As aulas que eles têm são extracurriculares e apenas duas vezes por semana. Os alunos vieram de escolas públicas da região, onde continuam estudando, mas agora têm dois colégios, cada um em um turno.
“Nós fomos a escolas com dificuldades porque a minha proposta era essa mesma. Eu quero ir a um lugar onde ninguém iria, eu quero ir a um lugar onde as crianças jamais receberiam essa atenção”, diz Nicolelis.
O currículo é totalmente prático, inspirado no conhecimento neurocientífico de que o cérebro aprende por associação. “Quando a gente associa à prática, leva isso para o resto da vida”, afirma o professor André Ricardo Bandeira de Carvalho.

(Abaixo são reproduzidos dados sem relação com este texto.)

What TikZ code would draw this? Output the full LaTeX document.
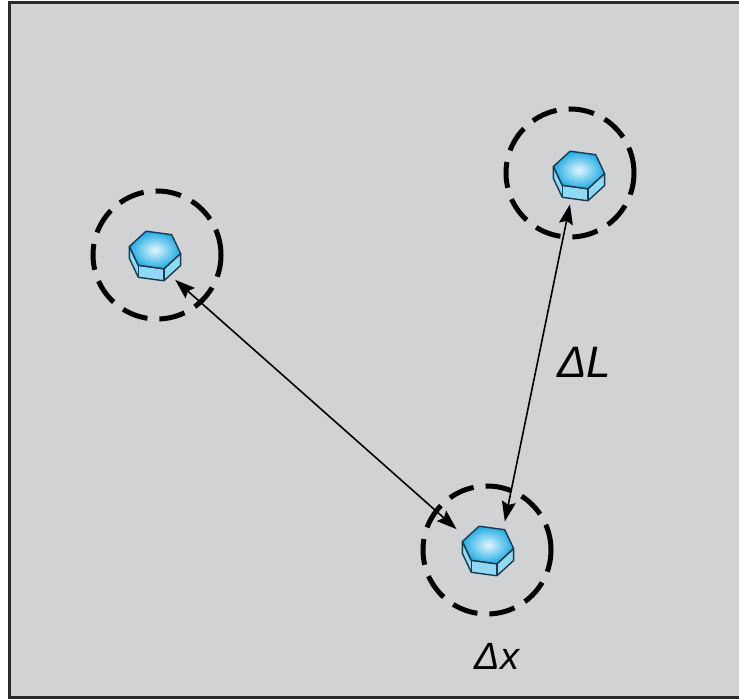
\documentclass[tikz,border=0pt]{standalone}
\usepackage{fontspec}
\setmainfont{Liberation Sans}
\usetikzlibrary{arrows.meta}

\begin{document}
\begin{tikzpicture}[x=0.5pt,y=-0.5pt,
    ring/.style={circle,draw,line width=2.5pt,dash pattern=on 13pt off 6pt,
                 minimum size=64pt,inner sep=0pt},
    link/.style={line width=0.8pt,{Stealth[length=10pt,width=7pt,inset=1.5pt]}-{Stealth[length=10pt,width=7pt,inset=1.5pt]}},
    lbl/.style={font=\itshape\fontsize{22}{26}\selectfont}]

        % 定义颜色
        \definecolor{panel}{RGB}{209, 210, 212}
        \definecolor{frame}{RGB}{42, 42, 42}
        \definecolor{hextop}{RGB}{30, 170, 228}
        \definecolor{hexmid}{RGB}{225, 246, 253}
        \definecolor{hexside}{RGB}{143, 217, 245}
        \definecolor{hexline}{RGB}{28, 58, 80}

        % 画布与边框（右侧无边线）
        \useasboundingbox (0,0) rectangle (739,699);
        \fill[white] (0,0) rectangle (760,720);
        \fill[panel] (9,3) rectangle (760,697);
        \draw[frame,line width=1.5pt] (760,3) -- (9,3) -- (9,697) -- (760,697);

        % 三个六棱柱
        \foreach \n/\x/\y in {hubA/155/250, hubB/579/170, hubC/488/545} {
            \coordinate (\n) at (\x,\y);
            \begin{scope}[shift={(\x,\y)}]
                \filldraw[fill=hexside,draw=hexline,line width=0.7pt,line join=round]
                    (25.6,3.5) -- (8.9,18.8) -- (-16.7,15.3) -- (-25.6,-3.5)
                    -- (-25.6,8.5) -- (-16.7,27.3) -- (8.9,30.8) -- (25.6,15.5) -- cycle;
                \draw[hexline,line width=0.7pt] (8.9,18.8) -- (8.9,30.8);
                \draw[hexline,line width=0.7pt] (-16.7,15.3) -- (-16.7,27.3);
                \shade[inner color=hexmid,outer color=hextop]
                    (25.6,3.5) -- (8.9,18.8) -- (-16.7,15.3) -- (-25.6,-3.5)
                    -- (-8.9,-18.8) -- (16.7,-15.3) -- cycle;
                \draw[hexline,line width=0.7pt,line join=round]
                    (25.6,3.5) -- (8.9,18.8) -- (-16.7,15.3) -- (-25.6,-3.5)
                    -- (-8.9,-18.8) -- (16.7,-15.3) -- cycle;
            \end{scope}
        }

        % 虚线圆
        \node[ring] (ringA) at (157,255) {};
        \node[ring] (ringB) at (570,173) {};
        \node[ring] (ringC) at (487,550) {};

        % 双向箭头
        \draw[link,shorten <=13.5pt,shorten >=21pt]
            ([shift={(0,12)}]hubA) -- ([shift={(0,12)}]hubC);
        \draw[link,shorten <=17.5pt,shorten >=12pt]
            ([shift={(-2,0)}]hubB) -- ([shift={(12,0)}]hubC);

        % 标签
        \node[lbl] (dL) at (584,362) {ΔL};
        \node[lbl,font=\itshape\fontsize{19}{22}\selectfont] (dx) at (497,656) {Δx};

    \end{tikzpicture}
\end{document}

Os resultados são animadores. “O que eu estou percebendo desde o início do projeto, é, exatamente, o comprometimento dos alunos”, diz Itamar Bezerra da Nóbrega Neto, professor e coordenador da Oficina de Robótica.
“Eles passaram a ter um maior empenho nos estudos, passaram a ter um maior desejo de aprender”, afirma Dora Maria Montenegro, diretora do instituto. O projeto, que mudou a realidade desses alunos, deve servir de exemplo para outras escolas brasileiras.
“A escola tem que abrir a imaginação dessas crianças para o impossível. Elas têm que sonhar com o impossível, porque mesmo que elas não cheguem lá, o caminho para chegar ao impossível sempre vai dar lucro. Você sempre vai fazer alguma coisa que vale a pena”, diz Nicolelis.